Enfin, il sera relevé que, selon un récent arrêt du Tribunal fédéral concernant une cause genevoise, il n’appartient pas à l’enquêteur de proposer une sanction ou d’émettre un avis juridique, sa tâche consistant à établir les faits uniquement (arrêt du Tribunal fédéral 2P.56/2004 du 4 novembre 2004, consid. 3.7). La proposition de sanction n’invalide toutefois pas l’établissement des faits auxquels ceux-ci ont correctement procédé (ACOM/32/2005 du 27 avril 2005).

6. Pour qu’un acte puisse être déclaré nul, le Tribunal fédéral requiert un vice grave et évident et l’absence d’atteinte à la sécurité juridique en cas de constatation de cette nullité (ATF 104 Ia 172), une telle atteinte n’étant nullement alléguée. Ces deux conditions sont remplies en l’espèce et rien ne s’oppose à la constatation de la nullité de cette sanction, le libellé de l’article 38 du statut n’assurant pas le respect du droit constitutionnel d’être entendu.

En conséquence, la mise au temporaire ordonnée le 16 février 2005 est nulle. Le recours sera donc admis.

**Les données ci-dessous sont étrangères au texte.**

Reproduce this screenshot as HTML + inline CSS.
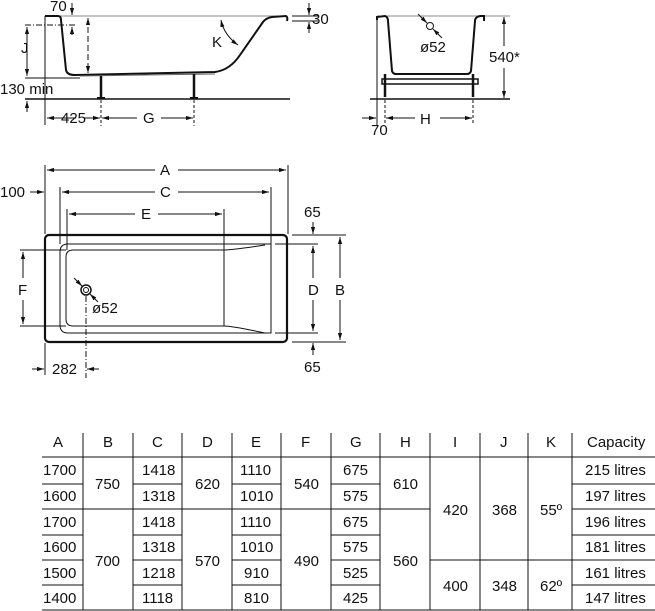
<!DOCTYPE html>
<html><head><meta charset="utf-8"><style>
html,body{margin:0;padding:0;background:#fff;width:655px;height:611px;overflow:hidden}
svg{display:block}
text{font-family:"Liberation Sans",sans-serif;font-size:15px;fill:#111}
</style></head><body>
<svg width="655" height="611" viewBox="0 0 655 611" xmlns="http://www.w3.org/2000/svg">
<defs>
<marker id="ar" viewBox="0 0 10 10" refX="10" refY="5" markerWidth="7" markerHeight="7" orient="auto-start-reverse"><path d="M0,2 L10,5 L0,8 z" fill="#111"/></marker>
</defs>
<g stroke="#111" fill="none" stroke-width="1">
<line x1="45" y1="16" x2="287" y2="16" stroke="#888"/>
<line x1="45" y1="16" x2="45" y2="125"/>
<path d="M45,16 L58,16 Q61,16 61,20 L66,70 Q67,75 75,75 L215,72 Q230,70 240,55 L263,22 Q266,18 272,17 L286,16 Q288,17 287,21" stroke-width="2"/>
<path d="M80,76 L215,74" stroke="#666"/>
<line x1="25" y1="99" x2="290" y2="99" stroke-width="1.5"/>
<line x1="101" y1="76" x2="101" y2="97" stroke-width="2.5"/>
<line x1="194" y1="74" x2="194" y2="97" stroke-width="2.5"/>
<line x1="97" y1="98" x2="105" y2="98" stroke-width="2"/>
<line x1="190" y1="98" x2="198" y2="98" stroke-width="2"/>
<line x1="101" y1="100" x2="101" y2="126" stroke-dasharray="3,2"/>
<line x1="194" y1="100" x2="194" y2="126" stroke-dasharray="3,2"/>
<line x1="25" y1="25" x2="75" y2="25" stroke-dasharray="6,2,1,2"/>
<line x1="25" y1="78" x2="80" y2="78"/>
<line x1="27" y1="27" x2="27" y2="76" marker-start="url(#ar)" marker-end="url(#ar)"/>
<line x1="27" y1="112" x2="27" y2="101" marker-end="url(#ar)"/>
<line x1="72" y1="3" x2="72" y2="15" marker-end="url(#ar)"/>
<line x1="72" y1="35" x2="72" y2="27" marker-end="url(#ar)"/>
<line x1="88" y1="18" x2="88" y2="73" stroke-dasharray="6,3" marker-start="url(#ar)" marker-end="url(#ar)"/>
<path d="M221,20 Q224,35 238,45" marker-start="url(#ar)" marker-end="url(#ar)"/>
<line x1="292" y1="16" x2="318" y2="16"/><line x1="292" y1="21" x2="318" y2="21"/>
<line x1="309" y1="3" x2="309" y2="15" marker-end="url(#ar)"/>
<line x1="309" y1="33" x2="309" y2="22" marker-end="url(#ar)"/>
<line x1="47" y1="118" x2="76" y2="118" marker-start="url(#ar)"/>
<line x1="84" y1="118" x2="100" y2="118" marker-end="url(#ar)"/>
<line x1="102" y1="118" x2="137" y2="118" marker-start="url(#ar)"/>
<line x1="161" y1="118" x2="193" y2="118" marker-end="url(#ar)"/>
<line x1="377" y1="16" x2="510" y2="16" stroke="#888"/>
<line x1="377" y1="16" x2="377" y2="125"/>
<path d="M377,20 L377,17 L385,16 Q388,17 388,21 L392,71 Q393,74 396,74 L467,74 Q470,74 471,71 L475,21 Q475,17 480,16 L484,16 L484,21" stroke-width="2"/>
<rect x="382" y="79" width="96" height="5" stroke-width="1.5"/>
<line x1="385" y1="74" x2="385" y2="97" stroke-width="2.5"/>
<line x1="473" y1="74" x2="473" y2="97" stroke-width="2.5"/>
<line x1="370" y1="99" x2="510" y2="99" stroke-width="1.5"/>
<line x1="385" y1="100" x2="385" y2="125" stroke-dasharray="3,2"/>
<line x1="473" y1="100" x2="473" y2="125" stroke-dasharray="3,2"/>
<line x1="504" y1="17" x2="504" y2="46" marker-start="url(#ar)"/>
<line x1="504" y1="68" x2="504" y2="98" marker-end="url(#ar)"/>
<line x1="386" y1="118" x2="415" y2="118" marker-start="url(#ar)"/>
<line x1="440" y1="118" x2="472" y2="118" marker-end="url(#ar)"/>
<line x1="362" y1="118" x2="376" y2="118" marker-end="url(#ar)"/>
<circle cx="430" cy="26" r="3.5"/>
<line x1="418" y1="14" x2="427" y2="23" marker-end="url(#ar)"/>
<line x1="442" y1="38" x2="433" y2="29" marker-end="url(#ar)"/>
<line x1="45" y1="165" x2="45" y2="234"/><line x1="288" y1="165" x2="288" y2="234"/>
<line x1="60" y1="187" x2="60" y2="244"/><line x1="271" y1="187" x2="271" y2="244"/>
<line x1="67" y1="209" x2="67" y2="250"/><line x1="224" y1="209" x2="224" y2="250"/>
<line x1="47" y1="170" x2="155" y2="170" marker-start="url(#ar)"/>
<line x1="178" y1="170" x2="286" y2="170" marker-end="url(#ar)"/>
<line x1="62" y1="192" x2="155" y2="192" marker-start="url(#ar)"/>
<line x1="178" y1="192" x2="269" y2="192" marker-end="url(#ar)"/>
<line x1="69" y1="214" x2="135" y2="214" marker-start="url(#ar)"/>
<line x1="158" y1="214" x2="222" y2="214" marker-end="url(#ar)"/>
<line x1="30" y1="192" x2="44" y2="192" marker-end="url(#ar)"/>
<rect x="45" y="235" width="242" height="107" rx="4" stroke-width="2.2"/>
<path d="M271,244 L68,244 Q60,244 60,252 L60,325 Q60,333 68,333 L271,333 Z" stroke-width="1"/>
<path d="M224,250 L73,250 Q66,250 66,257 L66,319 Q66,326 73,326 L224,326 L224,250" stroke-width="1"/>
<path d="M224,250 Q232,250 265,245 M224,326 Q232,326 265,333"/>
<line x1="292" y1="235" x2="346" y2="235"/><line x1="292" y1="342" x2="346" y2="342"/>
<line x1="275" y1="244" x2="318" y2="244"/><line x1="275" y1="333" x2="318" y2="333"/>
<line x1="20" y1="250" x2="66" y2="250"/><line x1="20" y1="326" x2="66" y2="326"/>
<line x1="313" y1="246" x2="313" y2="278" marker-start="url(#ar)"/>
<line x1="313" y1="300" x2="313" y2="331" marker-end="url(#ar)"/>
<line x1="340" y1="237" x2="340" y2="278" marker-start="url(#ar)"/>
<line x1="340" y1="300" x2="340" y2="340" marker-end="url(#ar)"/>
<line x1="23" y1="252" x2="23" y2="278" marker-start="url(#ar)"/>
<line x1="23" y1="300" x2="23" y2="324" marker-end="url(#ar)"/>
<line x1="313" y1="222" x2="313" y2="234" marker-end="url(#ar)"/>
<line x1="313" y1="355" x2="313" y2="343" marker-end="url(#ar)"/>
<circle cx="86" cy="290" r="5" stroke-width="1.5"/><circle cx="86" cy="290" r="2.5"/>
<line x1="74" y1="278" x2="82" y2="286" marker-end="url(#ar)"/>
<line x1="98" y1="302" x2="90" y2="294" marker-end="url(#ar)"/>
<line x1="86" y1="296" x2="86" y2="378" stroke-dasharray="6,2,1,2"/>
<line x1="45" y1="343" x2="45" y2="375"/>
<line x1="32" y1="369" x2="44" y2="369" marker-end="url(#ar)"/>
<line x1="99" y1="369" x2="87" y2="369" marker-end="url(#ar)"/>
<line x1="42" y1="457" x2="655" y2="457"/>
<line x1="42" y1="610" x2="655" y2="610"/>
<line x1="83" y1="433" x2="83" y2="610"/><line x1="133" y1="433" x2="133" y2="610"/>
<line x1="182" y1="433" x2="182" y2="610"/><line x1="232" y1="433" x2="232" y2="610"/>
<line x1="281" y1="433" x2="281" y2="610"/><line x1="331" y1="433" x2="331" y2="610"/>
<line x1="380" y1="433" x2="380" y2="610"/><line x1="430" y1="433" x2="430" y2="610"/>
<line x1="480" y1="433" x2="480" y2="610"/><line x1="528" y1="433" x2="528" y2="610"/>
<line x1="572" y1="433" x2="572" y2="610"/>
<line x1="42" y1="509" x2="430" y2="509"/>
<line x1="572" y1="509" x2="655" y2="509"/>
<line x1="430" y1="560" x2="572" y2="560"/>
<path d="M42,484H83M133,484H182M232,484H281M331,484H380M572,484H655"/>
<path d="M42,535H83M133,535H182M232,535H281M331,535H380M572,535H655"/>
<path d="M42,560H83M133,560H182M232,560H281M331,560H380M572,560H655"/>
<path d="M42,585H83M133,585H182M232,585H281M331,585H380M572,585H655"/>
</g>
<text x="50" y="11">70</text>
<text x="312" y="24">30</text>
<text x="21" y="53">J</text>
<text x="212" y="47">K</text>
<text x="0" y="94">130 min</text>
<text x="61" y="123">425</text>
<text x="143" y="123">G</text>
<text x="420" y="52">ø52</text>
<text x="489" y="62">540*</text>
<text x="420" y="124">H</text>
<text x="371" y="135">70</text>
<text x="0" y="197">100</text>
<text x="160" y="175">A</text>
<text x="160" y="197">C</text>
<text x="141" y="219">E</text>
<text x="304" y="217">65</text>
<text x="308" y="295">D</text>
<text x="335" y="295">B</text>
<text x="18" y="295">F</text>
<text x="92" y="313">ø52</text>
<text x="52" y="374">282</text>
<text x="304" y="372">65</text>
<g>
<text x="53" y="447">A</text><text x="103" y="447">B</text><text x="152" y="447">C</text><text x="202" y="447">D</text>
<text x="251" y="447">E</text><text x="301" y="447">F</text><text x="350" y="447">G</text><text x="400" y="447">H</text>
<text x="453" y="447">I</text><text x="500" y="447">J</text><text x="546" y="447">K</text><text x="587" y="447">Capacity</text>
<text x="43" y="475">1700</text><text x="43" y="501">1600</text><text x="43" y="527">1700</text>
<text x="43" y="552">1600</text><text x="43" y="578">1500</text><text x="43" y="603">1400</text>
<text x="95" y="489">750</text><text x="95" y="566">700</text>
<text x="142" y="475">1418</text><text x="142" y="501">1318</text><text x="142" y="527">1418</text>
<text x="142" y="552">1318</text><text x="142" y="578">1218</text><text x="142" y="603">1118</text>
<text x="195" y="489">620</text><text x="195" y="566">570</text>
<text x="240" y="475">1110</text><text x="240" y="501">1010</text><text x="240" y="527">1110</text>
<text x="240" y="552">1010</text><text x="244" y="578">910</text><text x="244" y="603">810</text>
<text x="294" y="489">540</text><text x="294" y="566">490</text>
<text x="343" y="475">675</text><text x="343" y="501">575</text><text x="343" y="527">675</text>
<text x="343" y="552">575</text><text x="343" y="578">525</text><text x="343" y="603">425</text>
<text x="393" y="489">610</text><text x="393" y="566">560</text>
<text x="443" y="515">420</text><text x="443" y="591">400</text>
<text x="492" y="515">368</text><text x="492" y="591">348</text>
<text x="540" y="515">55º</text><text x="540" y="591">62º</text>
<text x="585" y="475">215 litres</text><text x="585" y="501">197 litres</text><text x="585" y="527">196 litres</text>
<text x="585" y="552">181 litres</text><text x="585" y="578">161 litres</text><text x="585" y="603">147 litres</text>
</g>
</svg>
</body></html>
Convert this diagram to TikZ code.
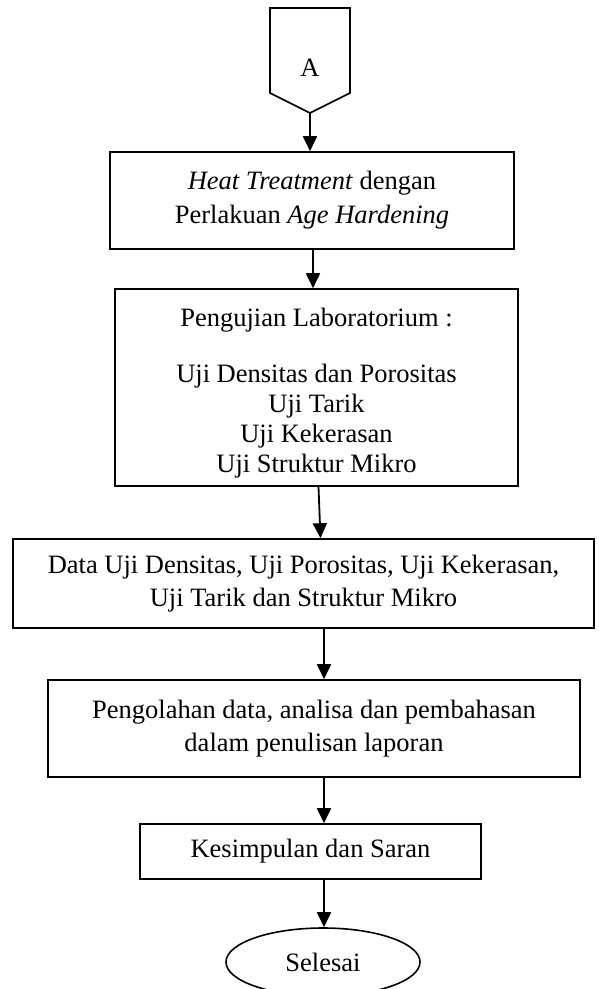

7. Il ne sera pas perçu d’émolument. Une indemnité de procédure de CHF 2'500.- sera allouée au recourant à charge de l’intimé (art. 87 LPA).

 

* * * * *

 

 

 

 

 

 

 

à la forme :

déclare recevable le recours interjeté le 21 mars 2005 par M. L__________ contre la décision du Conseil administratif de la Ville de Genève du 16 février 2005 ;

au fond :

l’admet ;

constate la nullité de la mise au temporaire ordonnée le 16 février 2005 par le Conseil administratif de la Ville de Genève ;

dit qu’il ne sera pas perçu d’émolument ;

alloue au recourant une indemnité de procédure de CHF 2'500.- à la charge du Conseil administratif de la Ville de Genève ;

communique le présent arrêt à Me François Membrez, avocat du recourant ainsi qu'à Me Serge Rouvinet, avocat du Conseil administratif de la Ville de Genève.

Siégeants : Mme Bovy, présidente, M. Paychère, Mme Hurni, M. Thélin, Mme Junod, juges.

Au nom du Tribunal administratif :

la greffière-juriste :

 

 

C. Del Gaudio-Siegrist

 

la vice-présidente :

 

 

L. Bovy

 

Copie conforme de cet arrêt a été communiquée aux parties.